COTIDIANO
Infância perdida no lixão
Cerca de 120 meninos e meninas, que trabalham no lixão de Campina Grande, fogem a essa realidade.
Publicado em 09/10/2011 às 8:00 | Atualizado em 26/08/2021 às 23:29
Na semana em que se comemora o Dia das Crianças, grande parte delas deve estar preocupada com o presente que irá receber na próxima quarta-feira, dia 12. Porém, cerca de 120 meninos e meninas, que trabalham no lixão de Campina Grande, fogem a essa realidade.
Muitos deles são levados ao local pelos próprios pais ou pessoas próximas, como vizinhos ou tios e ajudam no recolhimento e seleção de materiais recicláveis, que são vendidos para atravessadores e repassados para as empresas do setor.
Alan Queiroz da Silva, 10 anos, é uma destas crianças, que dividem a infância com a dura realidade de ser obrigado a frequentar o lixão. “Queria estar em casa brincando, mas meu pai me trouxe para olhar a carroça, enquanto ele cata o lixo”, revelou o pequeno, morador do bairro do Mutirão.
Além de estarem expostos a situações de risco, graças ao trabalho insalubre desenvolvido no local, estas crianças e adolescentes têm algo em comum: a falta de perspectiva de vida.
Com o olhar perdido, a voz embargada, muitos dizem não ter planos para o futuro. A menina Raquel Andrade, 13 anos, ao ser questionada sobre o que quer fazer quando crescer, não soube responder. “Não sei”, conta ela, cuja toda família retira o sustento no local. “Meus pais e dois irmãos trabalham aqui, gosto de trabalhar para ajudar meus pais”, disse.
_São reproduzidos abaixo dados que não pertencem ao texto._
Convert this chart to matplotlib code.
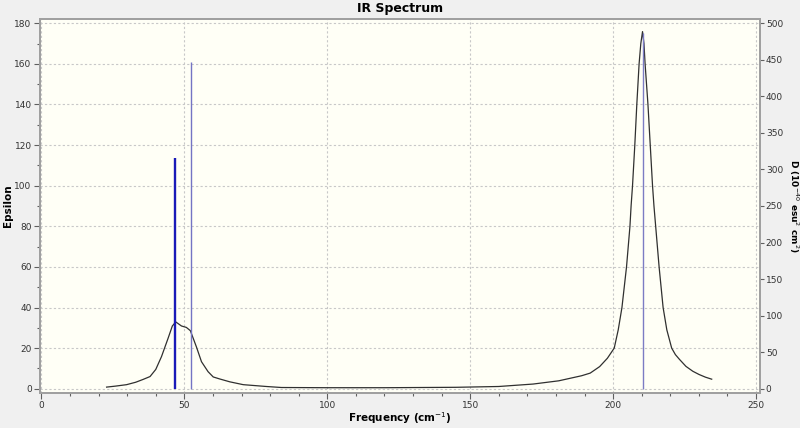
import matplotlib
matplotlib.use("Agg")
import matplotlib.pyplot as plt
from matplotlib.ticker import MultipleLocator

# broadened spectrum (frequency cm-1, epsilon)
freq = [22.8, 26.0, 29.8, 33.0, 35.6, 38.0, 40.0, 42.0, 44.3, 45.8, 47.0, 49.0,
        50.7, 52.1, 54.2, 56.0, 58.3, 60.1, 62.4, 65.9, 70.6, 78.7, 84.0, 100.0,
        120.0, 145.0, 160.0, 172.0, 181.0, 189.0, 192.0, 195.3, 198.0, 200.4,
        201.8, 203.1, 203.9, 204.7, 205.3, 205.9, 206.3, 206.8, 207.6, 208.3,
        209.1, 209.7, 210.3, 210.8, 211.2, 212.2, 213.0, 213.8, 214.3, 214.9,
        215.5, 216.1, 216.8, 217.5, 218.8, 220.5, 221.8, 223.2, 225.5, 227.9,
        230.1, 232.3, 234.5]
epsilon = [0.8, 1.3, 2.0, 3.2, 4.6, 6.0, 9.5, 15.8, 24.8, 30.9, 32.9, 30.9,
           30.2, 28.6, 20.7, 13.3, 8.4, 5.8, 4.8, 3.4, 2.0, 1.1, 0.6, 0.5,
           0.5, 0.7, 1.1, 2.3, 3.9, 6.4, 7.7, 10.9, 15.0, 20.0,
           29.0, 40.0, 50.0, 60.0, 70.0, 80.0, 90.0, 100.0, 120.0, 140.0,
           160.0, 170.0, 175.9, 170.0, 160.0, 140.0, 120.0, 100.0, 90.0, 80.0,
           70.0, 60.0, 50.0, 40.0, 29.0, 20.0, 16.8, 14.5, 11.0, 8.6,
           7.0, 5.7, 4.7]

# stick spectrum (frequency, D in 10^-40 esu^2 cm^2)
stick_freq = [46.7, 52.2, 210.4]
stick_d = [315, 447, 487]

fig = plt.figure(figsize=(8, 4.28), dpi=100, facecolor="#f0f0f0")
ax = fig.add_axes([0.05, 0.0818, 0.9, 0.8738])
ax.set_facecolor("#fffff6")

ax.plot(freq, epsilon, color="#303030", lw=0.9, zorder=3)

ax.set_xlim(-0.5, 251.4)
ax.set_ylim(-2.1, 182.1)
ax.xaxis.set_major_locator(MultipleLocator(50))
ax.xaxis.set_minor_locator(MultipleLocator(10))
ax.yaxis.set_major_locator(MultipleLocator(20))
ax.yaxis.set_minor_locator(MultipleLocator(10))
ax.grid(True, which="major", color="#c8c8c8", linestyle=(0, (2, 2)), lw=0.8)
ax.set_axisbelow(True)

ax2 = ax.twinx()
ax2.set_ylim(-2.1 * 500 / 180, 182.1 * 500 / 180)
ax2.yaxis.set_major_locator(MultipleLocator(50))
widths = [1.7, 1.0, 1.0]
colors = ["#1a1ab8", "#7474c4", "#7c7cc4"]
for f, d, w, c in zip(stick_freq, stick_d, widths, colors):
    ax2.vlines(f, 0, d, color=c, lw=w, zorder=2)

for a in (ax, ax2):
    for s in a.spines.values():
        s.set_color("#a0a0a0")
        s.set_linewidth(1.3)
    a.tick_params(which="major", length=4, width=0.8, color="#606060",
                  labelsize=6.5, labelcolor="#333333", pad=2)
    a.tick_params(which="minor", length=2.5, width=0.8, color="#606060")
ax2.tick_params(which="major", length=3, pad=1.2)

ax.set_title("IR Spectrum", fontsize=9, fontweight="bold", pad=5)
ax.set_xlabel(r"Frequency (cm$^{-1}$)", fontsize=7.5, fontweight="bold")
ax.xaxis.set_label_coords(0.5, -0.068)
ax.xaxis.label.set_va("center")
ax.set_ylabel("Epsilon", fontsize=7.5, fontweight="bold")
ax.yaxis.set_label_coords(-0.044, 0.5)
ax.yaxis.label.set_va("center")
ax2.set_ylabel(r"D (10$^{-40}$ esu$^{2}$ cm$^{2}$)", fontsize=6.5,
               fontweight="bold", rotation=270)
ax2.yaxis.set_label_coords(1.047, 0.5)
ax2.yaxis.label.set_va("center")

fig.savefig("out.png", dpi=100, facecolor=fig.get_facecolor())
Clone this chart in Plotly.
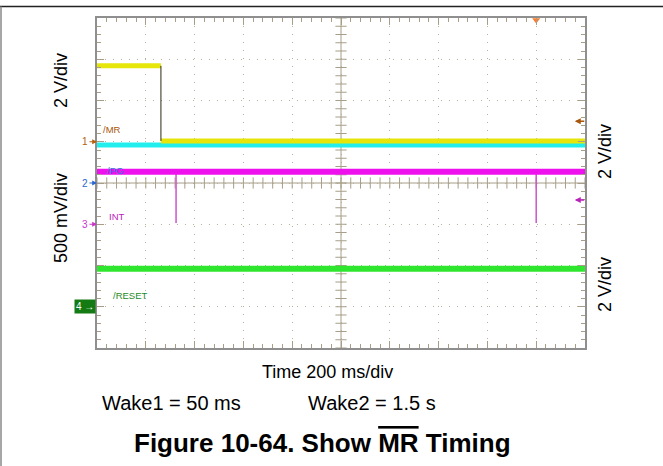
import numpy as np
import plotly.graph_objects as go

# figure and graticule box (pixels)
W, H = 663, 466
L, T, R, B = 97, 18, 585, 348

FONT = "Arial, Liberation Sans, sans-serif"
TICK = "#a69e88"
GRID = "#b9b19b"

# ── scope traces, in divisions (10 x 8 graticule) ──────────────────────
mr_high_x = [0, 1.31]
mr_high_y = [6.84, 6.84]
mr_low_x = [1.31, 10]
mr_low_y = [5.02, 5.02]
pg_x = [0, 10]
pg_y = [4.92, 4.92]
int_x = [0, 10]
int_y = [4.27, 4.27]
int_spike_x = [1.62, 9.0]
int_spike_low = 3.03
reset_x = [0, 10]
reset_y = [1.92, 1.92]

# channel ground markers (left) and labels
ch_names = ["1", "2", "3", "4"]
ch_levels = [5.0, 4.0, 3.0, 1.0]
ch_colors = ["#b5600f", "#2a66cc", "#cc33cc", "#147a14"]
lbl_text = ["/MR", "/PG", "INT", "/RESET"]
lbl_x = [0.08, 0.16, 0.2, 0.28]
lbl_y = [5.3, 4.3, 3.2, 1.28]
lbl_colors = ["#a8560c", "#3377dd", "#bb22bb", "#1f8a1f"]

# trigger level markers (right)
trig_levels = [5.5, 3.59]
trig_colors = ["#a8560c", "#bb22bb"]
trig_pos = 9.0


def px(xp):
    return (xp - L) / (R - L)


def py(yp):
    return (B - yp) / (B - T)


fig = go.Figure()

# centre cross ticks of the graticule
grat_x = np.arange(0, 10.001, 0.2)
grat_y = np.arange(0, 8.001, 0.2)
fig.add_trace(go.Scatter(x=grat_x, y=[4] * len(grat_x), mode="markers",
                         marker=dict(symbol="line-ns", size=8, line=dict(width=1, color=TICK)),
                         hoverinfo="skip", showlegend=False))
fig.add_trace(go.Scatter(x=[5] * len(grat_y), y=grat_y, mode="markers",
                         marker=dict(symbol="line-ew", size=8, line=dict(width=1, color=TICK)),
                         hoverinfo="skip", showlegend=False))

# signals
fig.add_trace(go.Scatter(x=pg_x, y=pg_y, mode="lines",
                         line=dict(color="#22eeee", width=5), showlegend=False))
fig.add_trace(go.Scatter(x=mr_high_x, y=mr_high_y, mode="lines",
                         line=dict(color="#e6e60a", width=5), showlegend=False))
fig.add_trace(go.Scatter(x=mr_low_x, y=mr_low_y, mode="lines",
                         line=dict(color="#e6e60a", width=5), showlegend=False))
fig.add_trace(go.Scatter(x=[mr_high_x[-1], mr_low_x[0]], y=[mr_high_y[-1], mr_low_y[0]],
                         mode="lines", line=dict(color="#2a2a10", width=1), showlegend=False))

sx, sy = [], []
for xs in int_spike_x:
    sx += [xs, xs, None]
    sy += [int_y[0], int_spike_low, None]
fig.add_trace(go.Scatter(x=sx, y=sy, mode="lines",
                         line=dict(color="#cc55cc", width=1.5), showlegend=False))
fig.add_trace(go.Scatter(x=int_x, y=int_y, mode="lines",
                         line=dict(color="#ee11ee", width=6), showlegend=False))
fig.add_trace(go.Scatter(x=reset_x, y=reset_y, mode="lines",
                         line=dict(color="#2ee62e", width=6), showlegend=False))

# trigger position marker on top edge
fig.add_trace(go.Scatter(x=[trig_pos], y=[7.95], mode="markers", cliponaxis=False,
                         marker=dict(symbol="triangle-down", size=7, color="#ff7a2a"),
                         showlegend=False))

ann = []
# channel markers
for name, lvl, col in zip(ch_names[:3], ch_levels[:3], ch_colors[:3]):
    ann.append(dict(x=0, y=lvl, xref="x", yref="y", text=name, showarrow=True,
                    ax=-12, ay=0, arrowhead=2, arrowsize=0.8, arrowwidth=1.2,
                    arrowcolor=col, font=dict(size=10, color=col, family=FONT)))
ann.append(dict(x=0, y=ch_levels[3], xref="x", yref="y", text=ch_names[3] + " →",
                showarrow=False, xanchor="right", yanchor="middle", xshift=-1,
                bgcolor=ch_colors[3], borderpad=1,
                font=dict(size=10, color="white", family=FONT)))

for t, x, y, c in zip(lbl_text, lbl_x, lbl_y, lbl_colors):
    ann.append(dict(x=x, y=y, xref="x", yref="y", text=t, showarrow=False,
                    xanchor="left", yanchor="middle",
                    font=dict(size=9.5, color=c, family=FONT)))

for lvl, col in zip(trig_levels, trig_colors):
    ann.append(dict(x=9.79, y=lvl, xref="x", yref="y", text="", showarrow=True,
                    ax=11, ay=0, arrowhead=2, arrowsize=0.8, arrowwidth=1.5,
                    arrowcolor=col))


def label(text, x, y, size, anchor="center"):
    return dict(x=px(x), y=py(y), xref="paper", yref="paper", text=text, showarrow=False,
                xanchor=anchor, yanchor="middle",
                font=dict(size=size, color="black", family=FONT))


side = [("2 V/div", 61, 81), ("500 mV/div", 61, 218), ("2 V/div", 605, 152), ("2 V/div", 605, 285)]
for t, x, y in side:
    a = label(t, x, y, 18)
    a["textangle"] = -90
    ann.append(a)

ann.append(label("Time 200 ms/div", 327, 372, 18))
ann.append(label("Wake1 = 50 ms", 100, 403, 20, "left"))
ann.append(label("Wake2 = 1.5 s", 306, 403, 20, "left"))
ann.append(label('<b>Figure 10-64. Show <span style="text-decoration:overline">MR</span> Timing</b>',
                 322, 443, 26))

shapes = [
    dict(type="line", xref="x", yref="y", x0=5, x1=5, y0=0, y1=8,
         line=dict(color=TICK, width=1), layer="below"),
    dict(type="line", xref="x", yref="y", x0=0, x1=10, y0=4, y1=4,
         line=dict(color=TICK, width=1), layer="below"),
    dict(type="line", xref="paper", yref="paper", x0=px(0), x1=px(W), y0=py(6.5), y1=py(6.5),
         line=dict(color="#222222", width=1.5)),
    dict(type="line", xref="paper", yref="paper", x0=px(1), x1=px(1), y0=py(6.5), y1=py(H),
         line=dict(color="#8a8a8a", width=1.5)),
]

axis_common = dict(
    showgrid=True, gridcolor=GRID, griddash="1px,7px", gridwidth=1,
    zeroline=False, showline=True, linecolor="#8f8f8f", linewidth=2, mirror="ticks",
    ticks="inside", ticklen=7, tickcolor=TICK, tickwidth=1,
    minor=dict(ticks="inside", ticklen=4, tickcolor=TICK, tickwidth=1, showgrid=False),
    showticklabels=False, fixedrange=True,
)

fig.update_layout(
    width=W, height=H,
    margin=dict(l=L, r=W - R, t=T, b=H - B),
    paper_bgcolor="white", plot_bgcolor="white",
    font=dict(family=FONT),
    showlegend=False,
    annotations=ann,
    shapes=shapes,
)
fig.update_xaxes(range=[0, 10], dtick=1, **axis_common)
fig.update_yaxes(range=[0, 8], dtick=1, **axis_common)
fig.update_xaxes(minor_dtick=0.2)
fig.update_yaxes(minor_dtick=0.2)

fig.write_html("out.html", config={"displayModeBar": False},
               post_script="document.body.style.margin='0';")
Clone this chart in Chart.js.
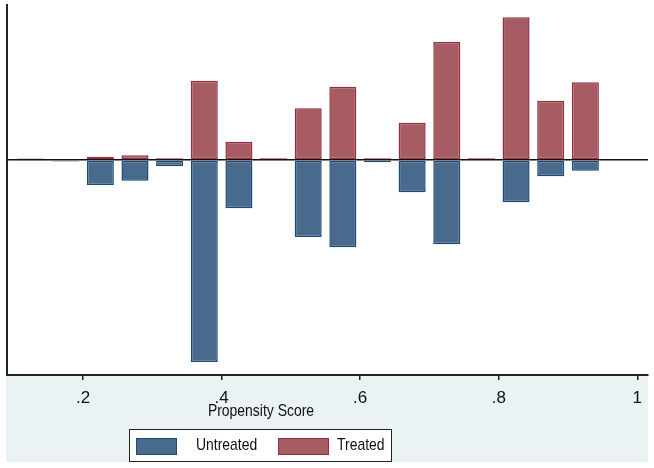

Muitos fazem parte da segunda ou terceira geração de catadores, seguindo uma rotina de trabalho diária. Um exemplo é Fátima França, 35 anos, que há 20 trabalha selecionando lixo e há oito anos é acompanhada pela filha, Flávia Thayse França, 17 anos. “Trouxe ela uma vez comigo e desde esse dia, ela vem sempre”, diz Fátima, que já é avó de um bebê de dois anos.
Flávia conta que há três anos abandonou os estudos para se dedicar ao ofício de catadora. “Tiro R$ 50,00 ou R$ 60,00 por semana, não penso no meu futuro, só não quero que meu filho me siga, quero que fique em casa estudando”.
Os sonhos destes jovens são simples. Com apenas 15 anos, João Paulo da Conceição explica o que gostaria de ganhar no dia das crianças. “Uma bicicleta, porque as bodegas aqui são longe, era bom pra comprar o que minha mãe pede”, contou o menino, que também reside no Mutirão. Ele conta que deseja ser caminhoneiro: “Porque ganha dinheiro. Quero comprar uma casa pra botar minha família dentro”, disse, mostrando uma maturidade precoce.
Talvez tenha escolhido a profissão baseado nos caminhoneiros que visitam o local todos os dias, para levar o lixo. O movimento de carretas e carros de grande porte é intenso, ao vê-los chegar, ainda na entrada do lixão, começa a disputa entre os meninos, que rapidamente escalam os carros em busca do melhor material. É a lei da concorrência, imperando no mercado informal, do qual fazem parte.
José Terto, 68 anos, é motorista e pela primeira vez foi descarregar o caminhão no depósito. “Me senti péssimo ao entrar aqui, não sei como as pessoas convivem 24 horas com este mau cheiro. Ao ver as crianças, pensei logo nos meus netos. Tanta gente com muito e outros sem nada. O governo precisa fazer políticas públicas para beneficiar estas pessoas, caso contrário, elas nunca sairão dessa vida”, lamentou.
A vida não revela muita saída para estes jovens, que desde muito cedo, são “condenados” a trocarem a sala de aula pelo trabalho duro, deixando para trás a infância e perpetuando um ciclo de miséria e exclusão. Alguns ainda se permitem raros momentos de felicidade ao encontrar um objeto de “valor” no meio de toneladas de lixo. “Encontrei um celular bom, que uso todos os dias”, comemora João Paulo.